Overall employment levels, including payroll numbers and the unemployment rate, have returned to the pre-pandemic levels from February 2020.
Notable job gains were present across leisure and hospitality, professional and business services, health care, construction and manufacturing. Employment in retail trade increased by 22,000 in July, but represented little net change since March. Retail employment in July had 208,000 more jobs than February 2020 levels.
At 3.5%, the unemployment rate dipped slightly from June, with 5.7 million people unemployed.

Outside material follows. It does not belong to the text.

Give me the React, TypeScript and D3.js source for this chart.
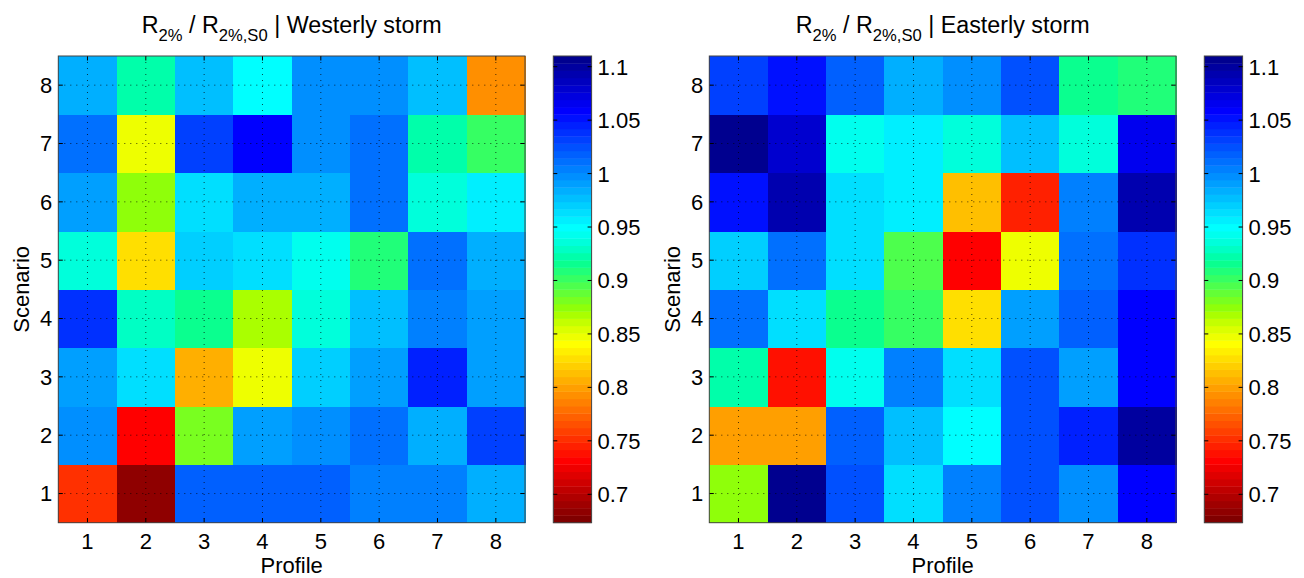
import React from "react";
import * as d3 from "d3";

// ---------- data ----------
const PROFILES = [1, 2, 3, 4, 5, 6, 7, 8];
const SCENARIOS = [1, 2, 3, 4, 5, 6, 7, 8];

// rows = scenario 1..8, columns = profile 1..8
const WESTERLY = [
  [0.752, 0.684, 1.018, 1.018, 1.018, 1.004, 1.004, 0.984],
  [0.997, 0.731, 0.882, 0.991, 0.997, 1.011, 0.984, 1.032],
  [0.991, 0.963, 0.806, 0.847, 0.970, 0.991, 1.045, 0.991],
  [1.038, 0.929, 0.916, 0.868, 0.936, 0.977, 1.004, 0.991],
  [0.936, 0.827, 0.970, 0.963, 0.943, 0.909, 1.011, 0.984],
  [0.991, 0.875, 0.963, 0.984, 0.984, 1.011, 0.936, 0.957],
  [1.011, 0.847, 1.032, 1.059, 0.997, 1.011, 0.922, 0.902],
  [0.984, 0.922, 0.977, 0.950, 0.997, 0.997, 0.977, 0.793],
];

const EASTERLY = [
  [0.875, 1.107, 1.025, 0.963, 1.004, 1.025, 0.997, 1.059],
  [0.800, 0.800, 1.018, 0.977, 0.950, 1.025, 1.045, 1.100],
  [0.922, 0.738, 0.943, 1.004, 0.963, 1.025, 0.991, 1.059],
  [1.011, 0.963, 0.916, 0.902, 0.827, 0.991, 1.018, 1.059],
  [0.970, 1.011, 0.963, 0.895, 0.731, 0.847, 1.011, 1.038],
  [1.052, 1.093, 0.963, 0.957, 0.813, 0.745, 1.004, 1.093],
  [1.107, 1.079, 0.943, 0.957, 0.936, 0.977, 0.936, 1.066],
  [1.032, 1.052, 1.018, 0.984, 0.997, 1.025, 0.916, 0.909],
];

const CBAR_TICKS = [0.7, 0.75, 0.8, 0.85, 0.9, 0.95, 1, 1.05, 1.1];
const CLIM = [0.6734, 1.11];
const STORMS = ["Westerly storm", "Easterly storm"];

// ---------- colormap (MATLAB jet(64), flipped, as saturated in the picture) ----------
function boostSat(rgb: number[], k: number): number[] {
  const mx = Math.max(...rgb);
  const mn = Math.min(...rgb);
  if (mx <= 0 || mx === mn) return rgb;
  const s = (mx - mn) / mx;
  const s2 = Math.min(1, s * k);
  const mn2 = mx * (1 - s2);
  return rgb.map((c) => mn2 + ((c - mn) / (mx - mn)) * (mx - mn2));
}

function jet64(): string[] {
  const m = 64;
  const n = Math.ceil(m / 4);
  const u: number[] = [];
  for (let i = 1; i <= n; i++) u.push(i / n);
  for (let i = 0; i < n - 1; i++) u.push(1);
  for (let i = n; i >= 1; i--) u.push(i / n);
  const g0 = Math.ceil(n / 2) - (m % 4 === 1 ? 1 : 0);
  const J = Array.from({ length: m }, () => [0, 0, 0]);
  const bList: number[] = [];
  for (let i = 0; i < u.length; i++) {
    const g = g0 + i + 1;
    const r = g + n;
    const b = g - n;
    if (g <= m) J[g - 1][1] = u[i];
    if (r <= m) J[r - 1][0] = u[i];
    if (b >= 1) bList.push(b);
  }
  const L = bList.length;
  bList.forEach((b, j) => {
    J[b - 1][2] = u[u.length - L + j];
  });
  return J.map((c) => {
    const [r, g, b] = boostSat(c, 1.4);
    return `rgb(${Math.round(r * 255)},${Math.round(g * 255)},${Math.round(b * 255)})`;
  });
}

const JET = jet64();
const COLORS_LOW_TO_HIGH = JET.slice().reverse();

const W = 1304;
const H = 578;
const FONT = "'Liberation Sans', Arial, Helvetica, sans-serif";

const AX_X = 58.3;
const AX_Y = 56;
const AX_SIZE = 466.7;
const CB_X = 553.3;
const CB_W = 38.3;
const PANEL_DX = 651;

function Panel({ data, title, dx }: { data: number[][]; title: string; dx: number }) {
  const x = d3.scaleBand<number>().domain(PROFILES).range([AX_X, AX_X + AX_SIZE]).padding(0);
  const y = d3.scaleBand<number>().domain(SCENARIOS).range([AX_Y + AX_SIZE, AX_Y]).padding(0);
  const color = d3.scaleQuantize<string>().domain(CLIM).range(COLORS_LOW_TO_HIGH);
  const cy = d3.scaleLinear().domain(CLIM).range([AX_Y + AX_SIZE, AX_Y]);
  const bw = x.bandwidth();
  const bh = y.bandwidth();
  const x0 = AX_X, x1 = AX_X + AX_SIZE, y0 = AX_Y, y1 = AX_Y + AX_SIZE;
  const tickLen = 4.5;
  const nBands = COLORS_LOW_TO_HIGH.length;
  const bandVals = d3.range(nBands).map((i) => CLIM[0] + ((i + 0.5) * (CLIM[1] - CLIM[0])) / nBands);
  const bandH = AX_SIZE / nBands;
  const cx = (x0 + x1) / 2;

  return (
    <g transform={`translate(${dx},0)`}>
      {/* cells */}
      {data.map((row, si) =>
        row.map((v, pi) => (
          <rect
            key={`${si}-${pi}`}
            x={x(PROFILES[pi])!}
            y={y(SCENARIOS[si])!}
            width={bw + 0.5}
            height={bh + 0.5}
            fill={color(v)}
            shapeRendering="crispEdges"
          />
        ))
      )}
      {/* dotted grid */}
      {PROFILES.map((p) => (
        <line
          key={`gx${p}`}
          x1={x(p)! + bw / 2}
          x2={x(p)! + bw / 2}
          y1={y0}
          y2={y1}
          stroke="#000"
          strokeWidth={1}
          strokeDasharray="1,5"
          opacity={0.7}
        />
      ))}
      {SCENARIOS.map((s) => (
        <line
          key={`gy${s}`}
          x1={x0}
          x2={x1}
          y1={y(s)! + bh / 2}
          y2={y(s)! + bh / 2}
          stroke="#000"
          strokeWidth={1}
          strokeDasharray="1,5"
          opacity={0.7}
        />
      ))}
      {/* ticks */}
      {PROFILES.map((p) => {
        const xp = x(p)! + bw / 2;
        return (
          <g key={`tx${p}`}>
            <line x1={xp} x2={xp} y1={y1} y2={y1 - tickLen} stroke="#000" />
            <line x1={xp} x2={xp} y1={y0} y2={y0 + tickLen} stroke="#000" />
            <text x={xp} y={y1 + 26.5} textAnchor="middle" fontSize={22} fontFamily={FONT}>
              {p}
            </text>
          </g>
        );
      })}
      {SCENARIOS.map((s) => {
        const yp = y(s)! + bh / 2;
        return (
          <g key={`ty${s}`}>
            <line x1={x0} x2={x0 + tickLen} y1={yp} y2={yp} stroke="#000" />
            <line x1={x1} x2={x1 - tickLen} y1={yp} y2={yp} stroke="#000" />
            <text x={x0 - 6} y={yp} dy="0.36em" textAnchor="end" fontSize={22} fontFamily={FONT}>
              {s}
            </text>
          </g>
        );
      })}
      {/* axes box */}
      <rect x={x0} y={y0} width={AX_SIZE} height={AX_SIZE} fill="none" stroke="#444" strokeWidth={1} />
      {/* labels */}
      <text x={cx} y={573} textAnchor="middle" fontSize={22} fontFamily={FONT}>
        Profile
      </text>
      <text
        transform={`translate(29,${(y0 + y1) / 2}) rotate(-90)`}
        textAnchor="middle"
        fontSize={22}
        fontFamily={FONT}
      >
        Scenario
      </text>
      {/* title */}
      <text x={cx} y={33} textAnchor="middle" fontSize={23.3} fontFamily={FONT}>
        R
        <tspan fontSize={16.6} dy={7.5}>2%</tspan>
        <tspan dy={-7.5}> / R</tspan>
        <tspan fontSize={16.6} dy={7.5}>2%,S0</tspan>
        <tspan dy={-7.5}> | {title}</tspan>
      </text>
      {/* colorbar */}
      {bandVals.map((v, i) => (
        <rect
          key={`cb${i}`}
          x={CB_X}
          y={cy(v) - bandH / 2}
          width={CB_W}
          height={bandH + 0.4}
          fill={color(v)}
        />
      ))}
      <rect x={CB_X} y={y0} width={CB_W} height={AX_SIZE} fill="none" stroke="#444" strokeWidth={1} />
      {CBAR_TICKS.map((t) => (
        <g key={`ct${t}`}>
          <line x1={CB_X} x2={CB_X + 4} y1={cy(t)} y2={cy(t)} stroke="#000" />
          <line x1={CB_X + CB_W} x2={CB_X + CB_W - 4} y1={cy(t)} y2={cy(t)} stroke="#000" />
          <text x={CB_X + CB_W + 6} y={cy(t)} dy="0.36em" fontSize={22} fontFamily={FONT}>
            {String(+t.toFixed(2))}
          </text>
        </g>
      ))}
    </g>
  );
}

export default function App() {
  return (
    <svg
      width={W}
      height={H}
      viewBox={`0 0 ${W} ${H}`}
      style={{ position: "absolute", left: 0, top: 0, background: "#fff" }}
    >
      <rect x={0} y={0} width={W} height={H} fill="#fff" />
      <Panel data={WESTERLY} title={STORMS[0]} dx={0} />
      <Panel data={EASTERLY} title={STORMS[1]} dx={PANEL_DX} />
    </svg>
  );
}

Average hourly earnings rose by 15 cents, or 0.5%, to $32.27 in July. Over the past 12 months, average hourly earnings have increased by 5.2%. Meanwhile, inflation continues to soar at record high levels.
Consumer prices increased by 9.1% in June compared with a year ago, according to the Bureau of Labor Statistics’ monthly report.
The strong hiring gains come amid a slowdown in the broader economy. Just last week, the U.S. economy retracted for the second quarter in a row, sparking recession concerns. Despite this milestone, the Federal Reserve and the Biden administration were quick to state that the U.S. is indeed not in a recession — at least not yet. The Federal Reserve raised interest rates by 0.75% on Wednesday, repeating the same hike seen in June. In the wake of the downturn, companies across tech, retail, media have announced efforts to restructure their organizations and have let employees go to cut costs.
The total number of separations in June, which includes quits, layoffs and discharges, was 5.9 million at a rate of 3.9%, marking little change from the month before. Layoffs and discharges totaled 1.3 million at an unchanged rate of 0.9%.
The level of people quitting their jobs has also remained consistently high, month after month. In June, about 4.2 million people quit their jobs at a rate of 2.8%. This number represented little change from the 4.3 million people who left jobs in April.